>>>

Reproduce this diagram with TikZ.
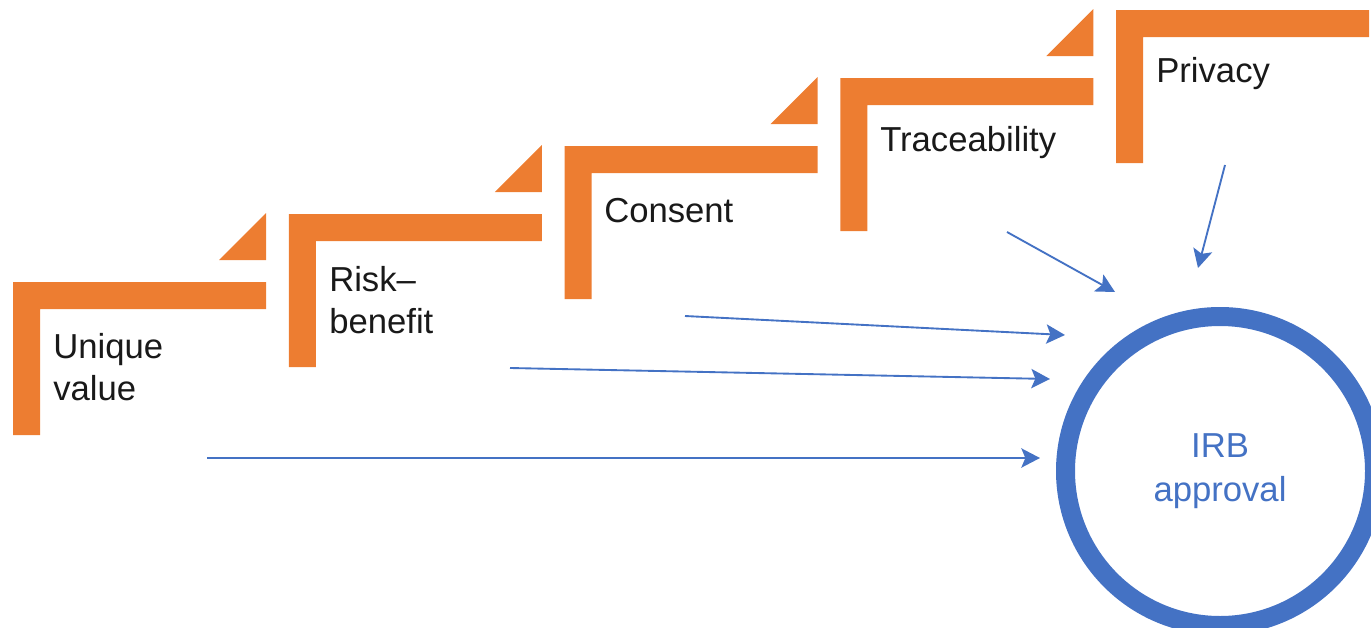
\documentclass[tikz,border=0pt]{standalone}
\usepackage{fontspec}
\setmainfont{Liberation Sans}
\usetikzlibrary{arrows.meta}
\definecolor{orangeA}{HTML}{ED7D31}
\definecolor{blueA}{HTML}{4472C4}
\tikzset{
  stepbar/.style={fill=orangeA, draw=none},
  lbl/.style={font=\fontsize{26}{31}\selectfont, anchor=west, inner sep=0pt, align=left, text=black!90},
  flow/.style={draw=blueA, line width=1.4pt, -{Stealth[length=14pt,width=14.5pt,inset=3pt]}},
  ring/.style={circle, draw=blueA, line width=14.25pt, minimum size=231.75pt, inner sep=0pt,
     align=center, text=blueA, font=\fontsize{26}{33}\selectfont}
}
\begin{document}
\begin{tikzpicture}[x=0.75pt,y=-0.75pt]
\useasboundingbox (0,0) rectangle (1371,628);
\clip (0,0) rectangle (1371,628);
% steps
\foreach \i in {0,...,4}{
  \pgfmathsetmacro\L{13+275.75*\i}
  \pgfmathsetmacro\T{282-68*\i}
  \fill[stepbar] (\L,\T) -- (\L+253,\T) -- (\L+253,\T+27) -- (\L+27,\T+27) -- (\L+27,\T+153) -- (\L,\T+153) -- cycle;
}
\foreach \i in {0,...,3}{
  \pgfmathsetmacro\L{13+275.75*\i}
  \pgfmathsetmacro\T{282-68*\i}
  \fill[stepbar] (\L+206,\T-22) -- (\L+253,\T-22) -- (\L+253,\T-69) -- cycle;
}
% labels
\node[lbl] (uv) at (53,367) {Unique\\value};
\node[lbl] (rb) at (329,300) {Risk–\\benefit};
\node[lbl] (cs) at (604,211) {Consent};
\node[lbl] (tr) at (880,143) {Traceability};
\node[lbl] (pr) at (1156,74) {Privacy};
% circle
\node[ring] (irb) at (1220,471) {IRB\\approval};
% arrow coordinates
\coordinate (s1) at (207,458);  \coordinate (e1) at (1040,458);
\coordinate (s2) at (510,368);  \coordinate (e2) at (1050,379);
\coordinate (s3) at (685,316);  \coordinate (e3) at (1065,335);
\coordinate (s4) at (1007,232); \coordinate (e4) at (1115,292);
\coordinate (s5) at (1225,165); \coordinate (e5) at (1198,268);
\draw[flow] (s1) -- (e1);
\draw[flow] (s2) -- (e2);
\draw[flow] (s3) -- (e3);
\draw[flow] (s4) -- (e4);
\draw[flow] (s5) -- (e5);
\end{tikzpicture}
\end{document}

<<<

◆ **Written exercise**
Copy the whole listing above word for word but do not carry over the pictures.

◆ **Answer to this task**
Reproduce this diagram with TikZ.
\documentclass[tikz,border=0pt]{standalone}
\usepackage{fontspec}
\setmainfont{Liberation Sans}
\usetikzlibrary{arrows.meta}
\definecolor{orangeA}{HTML}{ED7D31}
\definecolor{blueA}{HTML}{4472C4}
\tikzset{
  stepbar/.style={fill=orangeA, draw=none},
  lbl/.style={font=\fontsize{26}{31}\selectfont, anchor=west, inner sep=0pt, align=left, text=black!90},
  flow/.style={draw=blueA, line width=1.4pt, -{Stealth[length=14pt,width=14.5pt,inset=3pt]}},
  ring/.style={circle, draw=blueA, line width=14.25pt, minimum size=231.75pt, inner sep=0pt,
     align=center, text=blueA, font=\fontsize{26}{33}\selectfont}
}
\begin{document}
\begin{tikzpicture}[x=0.75pt,y=-0.75pt]
\useasboundingbox (0,0) rectangle (1371,628);
\clip (0,0) rectangle (1371,628);
% steps
\foreach \i in {0,...,4}{
  \pgfmathsetmacro\L{13+275.75*\i}
  \pgfmathsetmacro\T{282-68*\i}
  \fill[stepbar] (\L,\T) -- (\L+253,\T) -- (\L+253,\T+27) -- (\L+27,\T+27) -- (\L+27,\T+153) -- (\L,\T+153) -- cycle;
}
\foreach \i in {0,...,3}{
  \pgfmathsetmacro\L{13+275.75*\i}
  \pgfmathsetmacro\T{282-68*\i}
  \fill[stepbar] (\L+206,\T-22) -- (\L+253,\T-22) -- (\L+253,\T-69) -- cycle;
}
% labels
\node[lbl] (uv) at (53,367) {Unique\\value};
\node[lbl] (rb) at (329,300) {Risk–\\benefit};
\node[lbl] (cs) at (604,211) {Consent};
\node[lbl] (tr) at (880,143) {Traceability};
\node[lbl] (pr) at (1156,74) {Privacy};
% circle
\node[ring] (irb) at (1220,471) {IRB\\approval};
% arrow coordinates
\coordinate (s1) at (207,458);  \coordinate (e1) at (1040,458);
\coordinate (s2) at (510,368);  \coordinate (e2) at (1050,379);
\coordinate (s3) at (685,316);  \coordinate (e3) at (1065,335);
\coordinate (s4) at (1007,232); \coordinate (e4) at (1115,292);
\coordinate (s5) at (1225,165); \coordinate (e5) at (1198,268);
\draw[flow] (s1) -- (e1);
\draw[flow] (s2) -- (e2);
\draw[flow] (s3) -- (e3);
\draw[flow] (s4) -- (e4);
\draw[flow] (s5) -- (e5);
\end{tikzpicture}
\end{document}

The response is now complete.